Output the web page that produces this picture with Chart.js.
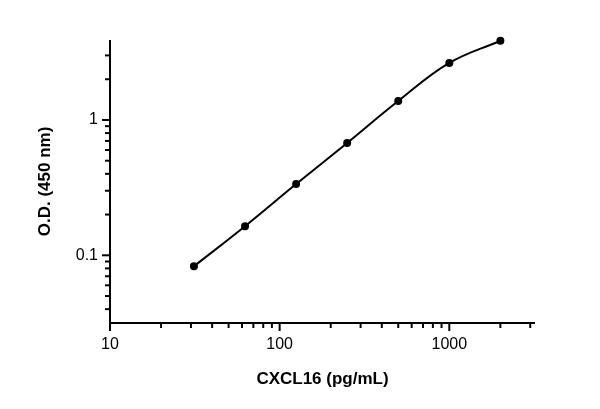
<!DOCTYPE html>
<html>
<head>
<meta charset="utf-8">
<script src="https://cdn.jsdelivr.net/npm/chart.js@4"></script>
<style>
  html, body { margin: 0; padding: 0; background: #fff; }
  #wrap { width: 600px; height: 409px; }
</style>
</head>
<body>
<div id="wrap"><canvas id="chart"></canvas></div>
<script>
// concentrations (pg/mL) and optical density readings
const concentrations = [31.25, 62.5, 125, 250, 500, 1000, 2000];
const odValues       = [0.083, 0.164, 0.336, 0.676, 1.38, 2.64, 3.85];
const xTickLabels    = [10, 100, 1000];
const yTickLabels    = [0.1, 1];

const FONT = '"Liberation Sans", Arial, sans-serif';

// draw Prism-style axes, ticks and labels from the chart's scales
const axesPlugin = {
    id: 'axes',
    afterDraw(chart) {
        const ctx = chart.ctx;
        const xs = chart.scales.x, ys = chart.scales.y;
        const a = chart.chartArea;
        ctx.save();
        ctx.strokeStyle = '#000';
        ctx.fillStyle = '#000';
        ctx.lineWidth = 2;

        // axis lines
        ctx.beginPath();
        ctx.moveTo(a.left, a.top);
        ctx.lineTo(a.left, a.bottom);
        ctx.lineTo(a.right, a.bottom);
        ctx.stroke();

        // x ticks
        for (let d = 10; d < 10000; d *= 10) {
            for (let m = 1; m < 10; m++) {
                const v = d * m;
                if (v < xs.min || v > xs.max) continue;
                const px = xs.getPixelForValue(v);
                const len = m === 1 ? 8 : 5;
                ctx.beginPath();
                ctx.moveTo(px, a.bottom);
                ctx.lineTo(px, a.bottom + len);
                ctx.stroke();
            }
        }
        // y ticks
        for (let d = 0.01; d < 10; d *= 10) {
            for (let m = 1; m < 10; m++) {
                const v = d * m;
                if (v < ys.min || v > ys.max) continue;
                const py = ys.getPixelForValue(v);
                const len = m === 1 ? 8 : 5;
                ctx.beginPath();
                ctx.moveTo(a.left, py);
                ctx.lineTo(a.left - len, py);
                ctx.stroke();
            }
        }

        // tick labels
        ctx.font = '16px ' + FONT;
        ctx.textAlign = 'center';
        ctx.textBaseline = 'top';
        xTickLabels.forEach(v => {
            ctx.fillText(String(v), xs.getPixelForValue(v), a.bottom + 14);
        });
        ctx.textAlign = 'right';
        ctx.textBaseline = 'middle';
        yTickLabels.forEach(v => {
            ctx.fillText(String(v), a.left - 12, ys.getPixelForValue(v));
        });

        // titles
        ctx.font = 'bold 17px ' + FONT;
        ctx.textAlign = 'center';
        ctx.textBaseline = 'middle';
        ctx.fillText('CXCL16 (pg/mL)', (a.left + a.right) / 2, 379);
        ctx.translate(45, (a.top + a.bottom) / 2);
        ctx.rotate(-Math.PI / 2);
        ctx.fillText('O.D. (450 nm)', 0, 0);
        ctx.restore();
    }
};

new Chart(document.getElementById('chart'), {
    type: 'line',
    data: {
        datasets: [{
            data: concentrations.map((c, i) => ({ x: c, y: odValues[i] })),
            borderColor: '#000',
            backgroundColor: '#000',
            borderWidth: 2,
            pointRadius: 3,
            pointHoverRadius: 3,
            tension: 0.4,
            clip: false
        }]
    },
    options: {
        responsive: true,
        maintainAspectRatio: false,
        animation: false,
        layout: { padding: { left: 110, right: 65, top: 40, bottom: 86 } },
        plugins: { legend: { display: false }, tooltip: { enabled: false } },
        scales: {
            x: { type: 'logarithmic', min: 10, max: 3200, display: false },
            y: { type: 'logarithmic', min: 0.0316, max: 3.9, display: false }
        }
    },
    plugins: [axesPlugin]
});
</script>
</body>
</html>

◆ ◆ ◆ ◆

SET PROBLEM » Transcribe the full listing above exactly, with the images removed.

OUTPUT FOR THIS TASK »
Output the web page that produces this picture with Chart.js.
<!DOCTYPE html>
<html>
<head>
<meta charset="utf-8">
<script src="https://cdn.jsdelivr.net/npm/chart.js@4"></script>
<style>
  html, body { margin: 0; padding: 0; background: #fff; }
  #wrap { width: 600px; height: 409px; }
</style>
</head>
<body>
<div id="wrap"><canvas id="chart"></canvas></div>
<script>
// concentrations (pg/mL) and optical density readings
const concentrations = [31.25, 62.5, 125, 250, 500, 1000, 2000];
const odValues       = [0.083, 0.164, 0.336, 0.676, 1.38, 2.64, 3.85];
const xTickLabels    = [10, 100, 1000];
const yTickLabels    = [0.1, 1];

const FONT = '"Liberation Sans", Arial, sans-serif';

// draw Prism-style axes, ticks and labels from the chart's scales
const axesPlugin = {
    id: 'axes',
    afterDraw(chart) {
        const ctx = chart.ctx;
        const xs = chart.scales.x, ys = chart.scales.y;
        const a = chart.chartArea;
        ctx.save();
        ctx.strokeStyle = '#000';
        ctx.fillStyle = '#000';
        ctx.lineWidth = 2;

        // axis lines
        ctx.beginPath();
        ctx.moveTo(a.left, a.top);
        ctx.lineTo(a.left, a.bottom);
        ctx.lineTo(a.right, a.bottom);
        ctx.stroke();

        // x ticks
        for (let d = 10; d < 10000; d *= 10) {
            for (let m = 1; m < 10; m++) {
                const v = d * m;
                if (v < xs.min || v > xs.max) continue;
                const px = xs.getPixelForValue(v);
                const len = m === 1 ? 8 : 5;
                ctx.beginPath();
                ctx.moveTo(px, a.bottom);
                ctx.lineTo(px, a.bottom + len);
                ctx.stroke();
            }
        }
        // y ticks
        for (let d = 0.01; d < 10; d *= 10) {
            for (let m = 1; m < 10; m++) {
                const v = d * m;
                if (v < ys.min || v > ys.max) continue;
                const py = ys.getPixelForValue(v);
                const len = m === 1 ? 8 : 5;
                ctx.beginPath();
                ctx.moveTo(a.left, py);
                ctx.lineTo(a.left - len, py);
                ctx.stroke();
            }
        }

        // tick labels
        ctx.font = '16px ' + FONT;
        ctx.textAlign = 'center';
        ctx.textBaseline = 'top';
        xTickLabels.forEach(v => {
            ctx.fillText(String(v), xs.getPixelForValue(v), a.bottom + 14);
        });
        ctx.textAlign = 'right';
        ctx.textBaseline = 'middle';
        yTickLabels.forEach(v => {
            ctx.fillText(String(v), a.left - 12, ys.getPixelForValue(v));
        });

        // titles
        ctx.font = 'bold 17px ' + FONT;
        ctx.textAlign = 'center';
        ctx.textBaseline = 'middle';
        ctx.fillText('CXCL16 (pg/mL)', (a.left + a.right) / 2, 379);
        ctx.translate(45, (a.top + a.bottom) / 2);
        ctx.rotate(-Math.PI / 2);
        ctx.fillText('O.D. (450 nm)', 0, 0);
        ctx.restore();
    }
};

new Chart(document.getElementById('chart'), {
    type: 'line',
    data: {
        datasets: [{
            data: concentrations.map((c, i) => ({ x: c, y: odValues[i] })),
            borderColor: '#000',
            backgroundColor: '#000',
            borderWidth: 2,
            pointRadius: 3,
            pointHoverRadius: 3,
            tension: 0.4,
            clip: false
        }]
    },
    options: {
        responsive: true,
        maintainAspectRatio: false,
        animation: false,
        layout: { padding: { left: 110, right: 65, top: 40, bottom: 86 } },
        plugins: { legend: { display: false }, tooltip: { enabled: false } },
        scales: {
            x: { type: 'logarithmic', min: 10, max: 3200, display: false },
            y: { type: 'logarithmic', min: 0.0316, max: 3.9, display: false }
        }
    },
    plugins: [axesPlugin]
});
</script>
</body>
</html>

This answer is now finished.